(Plotting code records)
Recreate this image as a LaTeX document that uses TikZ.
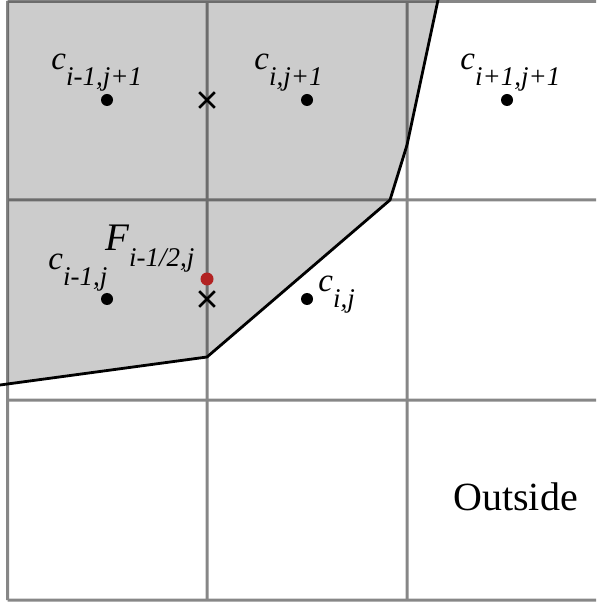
\documentclass[tikz,border=0pt]{standalone}
\usepackage{fontspec}
\setmainfont{Liberation Serif}
\usetikzlibrary{shapes.misc}
\definecolor{fillgray}{RGB}{204,204,204}
\definecolor{reddot}{RGB}{178,34,34}
\newcommand\mysub[1]{\raisebox{-8pt}{\fontsize{13.5}{15}\selectfont\itshape #1}}
\begin{document}
\begin{tikzpicture}[x=0.5pt,y=-0.5pt,
  gridline/.style={draw=black,line width=1.5pt},
  boundary/.style={draw=black,line width=1.4pt},
  center/.style={circle,fill=black,inner sep=0pt,minimum size=6pt},
  facept/.style={circle,fill=reddot,inner sep=0pt,minimum size=6.5pt},
  xmark/.style={cross out,draw=black,line width=1.3pt,inner sep=0pt,minimum size=6.5pt},
  lab/.style={anchor=base west,inner sep=0pt,font=\fontsize{16.5}{18}\selectfont\itshape},
  biglab/.style={anchor=base west,inner sep=0pt,font=\fontsize{19.5}{22}\selectfont\itshape},
  outlab/.style={anchor=base west,inner sep=0pt,font=\fontsize{20}{22}\selectfont},
  ]
\useasboundingbox (0,0) rectangle (596,603);
% fluid region
\fill[fillgray] (7.5,1) -- (438,1) -- (407,145) -- (390,200) -- (207,357) -- (7.5,384) -- cycle;
% grid
\begin{scope}[transparency group, opacity=0.47]
\foreach \x in {7.5,207,407} \draw[gridline] (\x,1) -- (\x,600);
\foreach \y in {1.5,200,400,600} \draw[gridline] (7.5,\y) -- (596,\y);
\end{scope}
% boundary
\coordinate (b0) at (438,0);
\coordinate (b1) at (407,145);
\coordinate (b2) at (390,200);
\coordinate (b3) at (207,357);
\coordinate (b4) at (0,385);
\draw[boundary,line join=miter] (b0) -- (b1) -- (b2) -- (b3) -- (b4);
% cell centres
\node[center] (c1) at (107,100) {};
\node[center] (c2) at (307,100) {};
\node[center] (c3) at (507,100) {};
\node[center] (c4) at (107,299) {};
\node[center] (c5) at (307,299) {};
% face centres
\node[xmark] (x1) at (207,100) {};
\node[xmark] (x2) at (207,299) {};
\node[facept] (f) at (207,279) {};
% labels
\node[lab] (l1) at (51,70) {c\mysub{i-1,j+1}};
\node[lab] (l2) at (254,70) {c\mysub{i,j+1}};
\node[lab] (l3) at (460,70) {c\mysub{i+1,j+1}};
\node[lab] (l4) at (48,270) {c\mysub{i-1,j}};
\node[biglab] (lf) at (105,251) {F\mysub{i-1/2,j}};
\node[lab] (l5) at (318,292) {c\mysub{i,j}};
\node[outlab] (lo) at (453,510) {Outside};
\end{tikzpicture}
\end{document}
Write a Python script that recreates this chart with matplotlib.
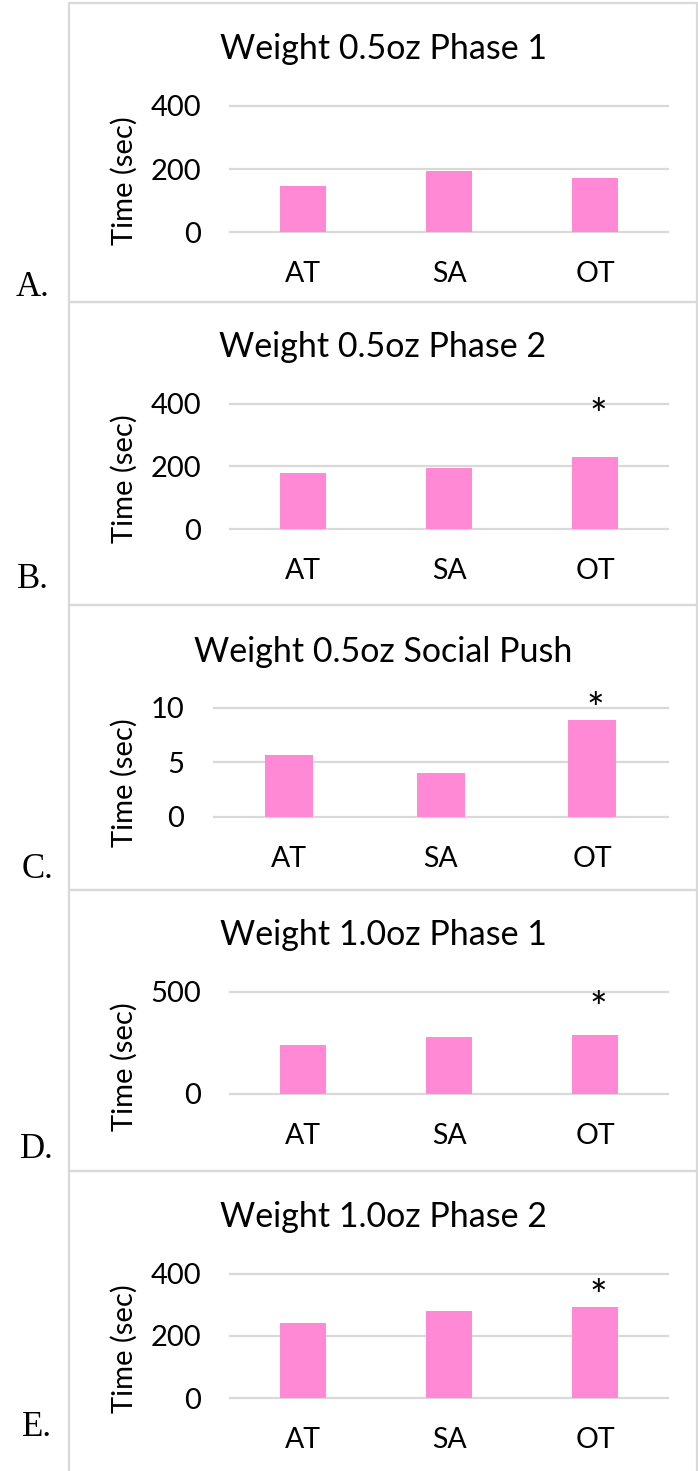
import matplotlib
matplotlib.use("Agg")
import matplotlib.pyplot as plt
from matplotlib.patches import Rectangle

categories = ["AT", "SA", "OT"]

titles = [
    "Weight 0.5oz Phase 1",
    "Weight 0.5oz Phase 2",
    "Weight 0.5oz Social Push",
    "Weight 1.0oz Phase 1",
    "Weight 1.0oz Phase 2",
]
panel_letters = ["A.", "B.", "C.", "D.", "E."]

phase1_05 = [146, 195, 172]
phase2_05 = [180, 194, 229]
social_push_05 = [5.7, 4.0, 8.9]
phase1_10 = [240, 279, 291]
phase2_10 = [241, 279, 293]
series = [phase1_05, phase2_05, social_push_05, phase1_10, phase2_10]

y_max = [400, 400, 10, 500, 400]
y_ticks = [[0, 200, 400], [0, 200, 400], [0, 5, 10], [0, 500], [0, 200, 400]]
# height of the significance star over OT (None = no star)
star_y = [None, 400, 10.9, 474, 364]

W, H = 698, 1471
PINK = "#FF89D5"
GRID = "#D9D9D9"

plt.rcParams["font.family"] = ["Lato", "DejaVu Sans"]
fig = plt.figure(figsize=(W / 100, H / 100), dpi=100)


def fx(px):
    return px / W


def fy(py):
    return 1 - py / H


# panel boxes (top, bottom) in pixels
boxes = [(3, 302), (302, 605), (605, 890), (890, 1171), (1171, 1480)]
# plot areas: left, right, top, bottom
areas = [
    (230, 668, 105.7, 232.3),
    (230, 668, 403.7, 529),
    (213.5, 668, 707.7, 816.7),
    (230, 668, 992, 1094),
    (230, 668, 1273.7, 1398.3),
]
title_base = [59, 357, 662, 945, 1227]
ylabel_cy = [181, 479, 783, 1067, 1349]
letter_pos = [(16, 296), (17, 588), (22, 878), (20, 1158), (22, 1436)]

for i in range(5):
    top, bot = boxes[i]
    fig.patches.append(Rectangle((fx(69), fy(bot)), fx(697) - fx(69), (bot - top) / H,
                                 transform=fig.transFigure, fill=False,
                                 edgecolor=GRID, linewidth=1.6))

    l, r, t, b = areas[i]
    ax = fig.add_axes([fx(l), fy(b), (r - l) / W, (b - t) / H])
    ax.bar(range(3), series[i], width=0.315, color=PINK, zorder=2)
    ax.set_xlim(-0.5, 2.5)
    ax.set_ylim(0, y_max[i])
    ax.set_yticks(y_ticks[i])
    ax.set_xticks(range(3), categories)
    ax.tick_params(axis="x", length=0, pad=21, labelsize=20.5)
    ax.tick_params(axis="y", length=0, pad=21, labelsize=21)
    for s in ax.spines.values():
        s.set_visible(False)
    ax.yaxis.grid(True, color=GRID, linewidth=1.6, zorder=0)
    for gl in ax.get_ygridlines():
        gl.set_clip_on(False)
    ax.set_axisbelow(True)

    if star_y[i] is not None:
        ax.annotate("*", (2.02, star_y[i]), xytext=(0, -25), textcoords="offset pixels",
                    ha="center", va="baseline", fontsize=30, annotation_clip=False)

    fig.text(fx(383), fy(title_base[i]), titles[i], ha="center", va="baseline", fontsize=24.5)
    fig.text(fx(124), fy(ylabel_cy[i]), "Time (sec)", rotation=90,
             ha="center", va="center", fontsize=21)
    lx, ly = letter_pos[i]
    fig.text(fx(lx), fy(ly), panel_letters[i], ha="left", va="baseline",
             fontsize=25, family=["Liberation Serif", "DejaVu Serif"])

fig.savefig("out.png", dpi=100)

*EXERCISE GOAL*
Every line of the data should be copied as it stands, without the images.

*WORKED SOLUTION*
Recreate this image as a LaTeX document that uses TikZ.
\documentclass[tikz,border=0pt]{standalone}
\usepackage{fontspec}
\setmainfont{Liberation Serif}
\usetikzlibrary{shapes.misc}
\definecolor{fillgray}{RGB}{204,204,204}
\definecolor{reddot}{RGB}{178,34,34}
\newcommand\mysub[1]{\raisebox{-8pt}{\fontsize{13.5}{15}\selectfont\itshape #1}}
\begin{document}
\begin{tikzpicture}[x=0.5pt,y=-0.5pt,
  gridline/.style={draw=black,line width=1.5pt},
  boundary/.style={draw=black,line width=1.4pt},
  center/.style={circle,fill=black,inner sep=0pt,minimum size=6pt},
  facept/.style={circle,fill=reddot,inner sep=0pt,minimum size=6.5pt},
  xmark/.style={cross out,draw=black,line width=1.3pt,inner sep=0pt,minimum size=6.5pt},
  lab/.style={anchor=base west,inner sep=0pt,font=\fontsize{16.5}{18}\selectfont\itshape},
  biglab/.style={anchor=base west,inner sep=0pt,font=\fontsize{19.5}{22}\selectfont\itshape},
  outlab/.style={anchor=base west,inner sep=0pt,font=\fontsize{20}{22}\selectfont},
  ]
\useasboundingbox (0,0) rectangle (596,603);
% fluid region
\fill[fillgray] (7.5,1) -- (438,1) -- (407,145) -- (390,200) -- (207,357) -- (7.5,384) -- cycle;
% grid
\begin{scope}[transparency group, opacity=0.47]
\foreach \x in {7.5,207,407} \draw[gridline] (\x,1) -- (\x,600);
\foreach \y in {1.5,200,400,600} \draw[gridline] (7.5,\y) -- (596,\y);
\end{scope}
% boundary
\coordinate (b0) at (438,0);
\coordinate (b1) at (407,145);
\coordinate (b2) at (390,200);
\coordinate (b3) at (207,357);
\coordinate (b4) at (0,385);
\draw[boundary,line join=miter] (b0) -- (b1) -- (b2) -- (b3) -- (b4);
% cell centres
\node[center] (c1) at (107,100) {};
\node[center] (c2) at (307,100) {};
\node[center] (c3) at (507,100) {};
\node[center] (c4) at (107,299) {};
\node[center] (c5) at (307,299) {};
% face centres
\node[xmark] (x1) at (207,100) {};
\node[xmark] (x2) at (207,299) {};
\node[facept] (f) at (207,279) {};
% labels
\node[lab] (l1) at (51,70) {c\mysub{i-1,j+1}};
\node[lab] (l2) at (254,70) {c\mysub{i,j+1}};
\node[lab] (l3) at (460,70) {c\mysub{i+1,j+1}};
\node[lab] (l4) at (48,270) {c\mysub{i-1,j}};
\node[biglab] (lf) at (105,251) {F\mysub{i-1/2,j}};
\node[lab] (l5) at (318,292) {c\mysub{i,j}};
\node[outlab] (lo) at (453,510) {Outside};
\end{tikzpicture}
\end{document}
Write a Python script that recreates this chart with matplotlib.
import matplotlib
matplotlib.use("Agg")
import matplotlib.pyplot as plt
from matplotlib.patches import Rectangle

categories = ["AT", "SA", "OT"]

titles = [
    "Weight 0.5oz Phase 1",
    "Weight 0.5oz Phase 2",
    "Weight 0.5oz Social Push",
    "Weight 1.0oz Phase 1",
    "Weight 1.0oz Phase 2",
]
panel_letters = ["A.", "B.", "C.", "D.", "E."]

phase1_05 = [146, 195, 172]
phase2_05 = [180, 194, 229]
social_push_05 = [5.7, 4.0, 8.9]
phase1_10 = [240, 279, 291]
phase2_10 = [241, 279, 293]
series = [phase1_05, phase2_05, social_push_05, phase1_10, phase2_10]

y_max = [400, 400, 10, 500, 400]
y_ticks = [[0, 200, 400], [0, 200, 400], [0, 5, 10], [0, 500], [0, 200, 400]]
# height of the significance star over OT (None = no star)
star_y = [None, 400, 10.9, 474, 364]

W, H = 698, 1471
PINK = "#FF89D5"
GRID = "#D9D9D9"

plt.rcParams["font.family"] = ["Lato", "DejaVu Sans"]
fig = plt.figure(figsize=(W / 100, H / 100), dpi=100)


def fx(px):
    return px / W


def fy(py):
    return 1 - py / H


# panel boxes (top, bottom) in pixels
boxes = [(3, 302), (302, 605), (605, 890), (890, 1171), (1171, 1480)]
# plot areas: left, right, top, bottom
areas = [
    (230, 668, 105.7, 232.3),
    (230, 668, 403.7, 529),
    (213.5, 668, 707.7, 816.7),
    (230, 668, 992, 1094),
    (230, 668, 1273.7, 1398.3),
]
title_base = [59, 357, 662, 945, 1227]
ylabel_cy = [181, 479, 783, 1067, 1349]
letter_pos = [(16, 296), (17, 588), (22, 878), (20, 1158), (22, 1436)]

for i in range(5):
    top, bot = boxes[i]
    fig.patches.append(Rectangle((fx(69), fy(bot)), fx(697) - fx(69), (bot - top) / H,
                                 transform=fig.transFigure, fill=False,
                                 edgecolor=GRID, linewidth=1.6))

    l, r, t, b = areas[i]
    ax = fig.add_axes([fx(l), fy(b), (r - l) / W, (b - t) / H])
    ax.bar(range(3), series[i], width=0.315, color=PINK, zorder=2)
    ax.set_xlim(-0.5, 2.5)
    ax.set_ylim(0, y_max[i])
    ax.set_yticks(y_ticks[i])
    ax.set_xticks(range(3), categories)
    ax.tick_params(axis="x", length=0, pad=21, labelsize=20.5)
    ax.tick_params(axis="y", length=0, pad=21, labelsize=21)
    for s in ax.spines.values():
        s.set_visible(False)
    ax.yaxis.grid(True, color=GRID, linewidth=1.6, zorder=0)
    for gl in ax.get_ygridlines():
        gl.set_clip_on(False)
    ax.set_axisbelow(True)

    if star_y[i] is not None:
        ax.annotate("*", (2.02, star_y[i]), xytext=(0, -25), textcoords="offset pixels",
                    ha="center", va="baseline", fontsize=30, annotation_clip=False)

    fig.text(fx(383), fy(title_base[i]), titles[i], ha="center", va="baseline", fontsize=24.5)
    fig.text(fx(124), fy(ylabel_cy[i]), "Time (sec)", rotation=90,
             ha="center", va="center", fontsize=21)
    lx, ly = letter_pos[i]
    fig.text(fx(lx), fy(ly), panel_letters[i], ha="left", va="baseline",
             fontsize=25, family=["Liberation Serif", "DejaVu Serif"])

fig.savefig("out.png", dpi=100)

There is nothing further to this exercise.